And there was the time I got arrested for furnishing alcohol to minors and underaged drinking—and you wouldn’t think you could be guilty of both, but that’s the law. The night I called my parents late from Erie, PA (from college) and told them, and how my dad reacted.
We were guilty of those charges every day for a whole year I think. But our landlord was in cahoots with the police and wanted to take our rental deposits right at the end of our lease. It was just a normal Sunday afternoon, four or five of us trying to finish the dregs of a keg from the weekend, probably farting and looking pathetic out on the front porch, when the cops pulled up, and we ran and hid…and they said you better come out or it’s going to be bad, and foolishly I believed them.
I was 19 and charged on felony counts, amounting to $3K in fines and two years’ probation. I hired the local attorney known for getting college kids off underaged drinking charges but he lost our case that day, and he pulled me aside and said he knew the judge, and the judge was cranky because he was going through a divorce but my attorney could get me off if we appealed (his rates would double)…and I said no thanks, and hired a public defender, and lost. And I was a pre-law student then, but switched to theater the next semester.

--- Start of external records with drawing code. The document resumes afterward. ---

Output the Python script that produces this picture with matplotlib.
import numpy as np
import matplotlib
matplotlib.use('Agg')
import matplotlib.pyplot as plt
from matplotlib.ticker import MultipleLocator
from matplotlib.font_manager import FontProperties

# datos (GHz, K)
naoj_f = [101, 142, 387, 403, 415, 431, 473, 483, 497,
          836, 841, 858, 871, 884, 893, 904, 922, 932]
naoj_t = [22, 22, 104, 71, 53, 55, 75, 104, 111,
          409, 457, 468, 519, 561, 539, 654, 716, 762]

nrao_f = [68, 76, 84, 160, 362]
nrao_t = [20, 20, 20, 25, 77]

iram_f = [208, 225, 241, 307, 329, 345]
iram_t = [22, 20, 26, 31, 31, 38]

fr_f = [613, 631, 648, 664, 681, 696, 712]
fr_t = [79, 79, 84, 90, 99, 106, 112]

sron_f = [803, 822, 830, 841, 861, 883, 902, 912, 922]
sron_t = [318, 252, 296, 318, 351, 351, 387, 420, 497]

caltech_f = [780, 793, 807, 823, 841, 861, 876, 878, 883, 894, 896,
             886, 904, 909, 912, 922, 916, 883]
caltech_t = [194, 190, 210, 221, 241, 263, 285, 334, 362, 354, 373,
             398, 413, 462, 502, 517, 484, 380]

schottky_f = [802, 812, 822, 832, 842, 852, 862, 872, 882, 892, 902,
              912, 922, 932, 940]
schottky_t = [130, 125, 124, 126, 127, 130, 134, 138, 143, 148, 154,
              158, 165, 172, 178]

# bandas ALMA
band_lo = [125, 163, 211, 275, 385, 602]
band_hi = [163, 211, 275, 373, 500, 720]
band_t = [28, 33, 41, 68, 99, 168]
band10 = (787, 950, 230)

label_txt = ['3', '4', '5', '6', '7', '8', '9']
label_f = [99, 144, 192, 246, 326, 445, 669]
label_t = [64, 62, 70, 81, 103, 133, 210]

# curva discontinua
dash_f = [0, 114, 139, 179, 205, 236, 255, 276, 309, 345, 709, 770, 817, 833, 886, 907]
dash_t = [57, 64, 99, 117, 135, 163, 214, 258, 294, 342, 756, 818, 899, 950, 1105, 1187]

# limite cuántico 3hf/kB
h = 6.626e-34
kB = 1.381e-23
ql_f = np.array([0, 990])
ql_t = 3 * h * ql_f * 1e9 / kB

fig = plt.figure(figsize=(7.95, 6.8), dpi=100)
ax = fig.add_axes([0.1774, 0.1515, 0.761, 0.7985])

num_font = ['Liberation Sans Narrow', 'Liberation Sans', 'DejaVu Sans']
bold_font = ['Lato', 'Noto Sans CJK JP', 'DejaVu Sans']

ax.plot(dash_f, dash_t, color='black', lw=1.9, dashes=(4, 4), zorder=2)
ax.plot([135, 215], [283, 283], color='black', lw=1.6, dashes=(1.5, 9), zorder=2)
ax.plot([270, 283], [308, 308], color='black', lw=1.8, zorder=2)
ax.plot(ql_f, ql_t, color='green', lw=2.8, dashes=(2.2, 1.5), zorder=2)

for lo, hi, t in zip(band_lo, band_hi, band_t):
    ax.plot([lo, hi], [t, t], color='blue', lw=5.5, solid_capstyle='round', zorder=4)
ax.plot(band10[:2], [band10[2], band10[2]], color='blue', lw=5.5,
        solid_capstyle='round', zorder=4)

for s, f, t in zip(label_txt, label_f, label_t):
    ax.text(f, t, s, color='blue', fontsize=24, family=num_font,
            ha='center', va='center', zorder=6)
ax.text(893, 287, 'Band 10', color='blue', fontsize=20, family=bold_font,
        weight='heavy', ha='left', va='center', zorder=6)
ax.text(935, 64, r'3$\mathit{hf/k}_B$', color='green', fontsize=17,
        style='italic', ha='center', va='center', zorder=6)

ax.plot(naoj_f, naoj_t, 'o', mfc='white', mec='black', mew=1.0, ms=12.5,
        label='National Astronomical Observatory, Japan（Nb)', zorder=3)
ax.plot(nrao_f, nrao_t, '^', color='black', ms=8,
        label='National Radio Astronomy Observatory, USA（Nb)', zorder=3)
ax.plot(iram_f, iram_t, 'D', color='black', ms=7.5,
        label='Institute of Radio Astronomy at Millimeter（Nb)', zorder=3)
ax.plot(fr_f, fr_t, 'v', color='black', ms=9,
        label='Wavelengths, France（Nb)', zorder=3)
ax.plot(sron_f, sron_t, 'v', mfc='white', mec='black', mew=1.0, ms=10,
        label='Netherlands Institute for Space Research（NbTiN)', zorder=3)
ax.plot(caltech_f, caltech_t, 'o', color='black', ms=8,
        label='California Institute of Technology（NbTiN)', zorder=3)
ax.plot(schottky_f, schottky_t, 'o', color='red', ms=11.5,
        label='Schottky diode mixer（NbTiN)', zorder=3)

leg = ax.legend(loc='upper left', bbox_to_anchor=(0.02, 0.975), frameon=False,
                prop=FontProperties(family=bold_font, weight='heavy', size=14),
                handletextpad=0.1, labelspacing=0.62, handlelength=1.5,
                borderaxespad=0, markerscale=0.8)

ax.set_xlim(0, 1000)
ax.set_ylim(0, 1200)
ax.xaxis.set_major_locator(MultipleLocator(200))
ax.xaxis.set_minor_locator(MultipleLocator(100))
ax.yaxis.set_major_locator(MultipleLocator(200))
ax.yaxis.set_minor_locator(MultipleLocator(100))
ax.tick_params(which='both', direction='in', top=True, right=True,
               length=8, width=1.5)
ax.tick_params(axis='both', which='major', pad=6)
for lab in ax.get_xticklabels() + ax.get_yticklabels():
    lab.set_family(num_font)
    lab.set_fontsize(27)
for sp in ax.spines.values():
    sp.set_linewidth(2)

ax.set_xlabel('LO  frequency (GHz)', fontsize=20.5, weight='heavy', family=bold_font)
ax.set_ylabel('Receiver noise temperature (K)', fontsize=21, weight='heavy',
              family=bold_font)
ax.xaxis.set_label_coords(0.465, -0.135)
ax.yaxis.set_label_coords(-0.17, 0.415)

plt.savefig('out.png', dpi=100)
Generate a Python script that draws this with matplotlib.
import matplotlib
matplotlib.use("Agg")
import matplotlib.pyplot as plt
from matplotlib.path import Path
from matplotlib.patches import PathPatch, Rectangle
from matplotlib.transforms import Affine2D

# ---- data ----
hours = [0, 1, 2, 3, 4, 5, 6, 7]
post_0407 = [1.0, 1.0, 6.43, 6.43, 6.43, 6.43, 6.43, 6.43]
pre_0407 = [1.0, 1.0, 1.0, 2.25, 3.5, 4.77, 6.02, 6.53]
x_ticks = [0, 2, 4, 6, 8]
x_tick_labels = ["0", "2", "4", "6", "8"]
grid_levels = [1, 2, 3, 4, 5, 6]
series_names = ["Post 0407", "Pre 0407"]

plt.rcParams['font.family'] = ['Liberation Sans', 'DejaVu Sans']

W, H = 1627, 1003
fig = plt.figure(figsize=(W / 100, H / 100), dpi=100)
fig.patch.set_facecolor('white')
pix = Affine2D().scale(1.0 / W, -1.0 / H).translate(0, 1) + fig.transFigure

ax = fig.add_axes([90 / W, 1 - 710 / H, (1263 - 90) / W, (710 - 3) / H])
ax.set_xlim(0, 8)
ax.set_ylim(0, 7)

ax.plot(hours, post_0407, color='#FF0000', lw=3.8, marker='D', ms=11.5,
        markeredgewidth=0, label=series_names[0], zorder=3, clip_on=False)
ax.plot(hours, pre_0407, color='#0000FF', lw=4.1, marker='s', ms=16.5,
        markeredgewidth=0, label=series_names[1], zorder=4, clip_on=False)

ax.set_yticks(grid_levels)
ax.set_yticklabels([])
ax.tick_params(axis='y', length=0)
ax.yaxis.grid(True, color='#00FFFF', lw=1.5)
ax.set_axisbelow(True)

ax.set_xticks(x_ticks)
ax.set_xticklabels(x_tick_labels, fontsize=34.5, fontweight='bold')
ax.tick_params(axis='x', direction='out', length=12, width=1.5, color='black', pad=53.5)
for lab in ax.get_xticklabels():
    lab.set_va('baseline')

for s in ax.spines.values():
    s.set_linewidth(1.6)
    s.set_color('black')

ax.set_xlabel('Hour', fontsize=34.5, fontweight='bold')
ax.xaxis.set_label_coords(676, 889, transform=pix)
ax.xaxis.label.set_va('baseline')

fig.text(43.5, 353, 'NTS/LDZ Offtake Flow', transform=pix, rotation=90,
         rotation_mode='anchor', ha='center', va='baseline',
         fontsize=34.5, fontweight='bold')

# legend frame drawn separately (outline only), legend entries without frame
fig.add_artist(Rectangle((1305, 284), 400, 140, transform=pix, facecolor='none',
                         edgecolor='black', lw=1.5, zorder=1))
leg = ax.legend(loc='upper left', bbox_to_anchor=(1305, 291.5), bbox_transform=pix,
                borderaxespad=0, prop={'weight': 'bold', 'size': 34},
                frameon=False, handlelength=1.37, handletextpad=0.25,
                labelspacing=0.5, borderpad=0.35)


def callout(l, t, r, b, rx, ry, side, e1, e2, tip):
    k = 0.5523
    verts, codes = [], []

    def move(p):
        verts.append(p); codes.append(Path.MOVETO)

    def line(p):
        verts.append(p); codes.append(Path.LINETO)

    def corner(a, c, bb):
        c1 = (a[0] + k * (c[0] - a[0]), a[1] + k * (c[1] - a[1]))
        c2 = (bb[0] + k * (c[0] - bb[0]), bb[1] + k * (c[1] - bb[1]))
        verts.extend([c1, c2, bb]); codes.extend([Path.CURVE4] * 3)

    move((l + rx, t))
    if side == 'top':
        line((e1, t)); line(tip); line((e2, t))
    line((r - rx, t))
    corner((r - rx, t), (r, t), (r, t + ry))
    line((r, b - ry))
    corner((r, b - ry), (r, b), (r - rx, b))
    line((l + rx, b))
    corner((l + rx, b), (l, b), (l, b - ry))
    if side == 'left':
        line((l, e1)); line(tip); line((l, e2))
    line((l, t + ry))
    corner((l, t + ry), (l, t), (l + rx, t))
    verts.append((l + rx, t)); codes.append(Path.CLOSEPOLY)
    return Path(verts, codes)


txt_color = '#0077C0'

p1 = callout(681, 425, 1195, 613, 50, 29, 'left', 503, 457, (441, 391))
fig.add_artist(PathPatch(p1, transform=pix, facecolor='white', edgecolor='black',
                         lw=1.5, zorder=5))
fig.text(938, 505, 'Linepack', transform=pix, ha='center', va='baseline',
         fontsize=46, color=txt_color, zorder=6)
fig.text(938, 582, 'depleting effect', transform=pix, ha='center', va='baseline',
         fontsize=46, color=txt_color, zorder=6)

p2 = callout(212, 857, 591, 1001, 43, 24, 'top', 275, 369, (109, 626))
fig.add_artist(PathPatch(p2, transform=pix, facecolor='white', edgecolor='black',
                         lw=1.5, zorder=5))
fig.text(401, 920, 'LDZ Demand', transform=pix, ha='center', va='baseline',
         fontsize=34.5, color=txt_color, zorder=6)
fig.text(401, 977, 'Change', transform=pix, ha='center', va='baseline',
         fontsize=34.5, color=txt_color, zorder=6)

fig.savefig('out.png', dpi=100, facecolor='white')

It took me a couple years to pay the fines off. I worked crap jobs at college washing dishes: once, at a Taco Bell where I’d come on just as all the stainless steel pans with melted cheese were stacking up in towers in the back, waiting for me. I liked being back there in the corner, though: there was a meditation to it, real work. Those checks went to paying it off, all part of the fabric of my life.
My friend Peel called me there though, and made some reference to drugs, and the manager was listening on the other line, and told me right then and there with a smirk I was terminated. And so I was.
I worried what would happen to my record, my future, with this. When I called my parents though and talked to my dad that night I’ll never forget how calm and kind he was, his understanding. He was quick to make me feel OK, he caught me.
I thought about that coming out of the shower this morning thinking about Lily who’s 12, and how I’ll react when she makes a mistake like that. Maybe those are the moments we’re best as parents. When it seems nowhere else is safe, here always is.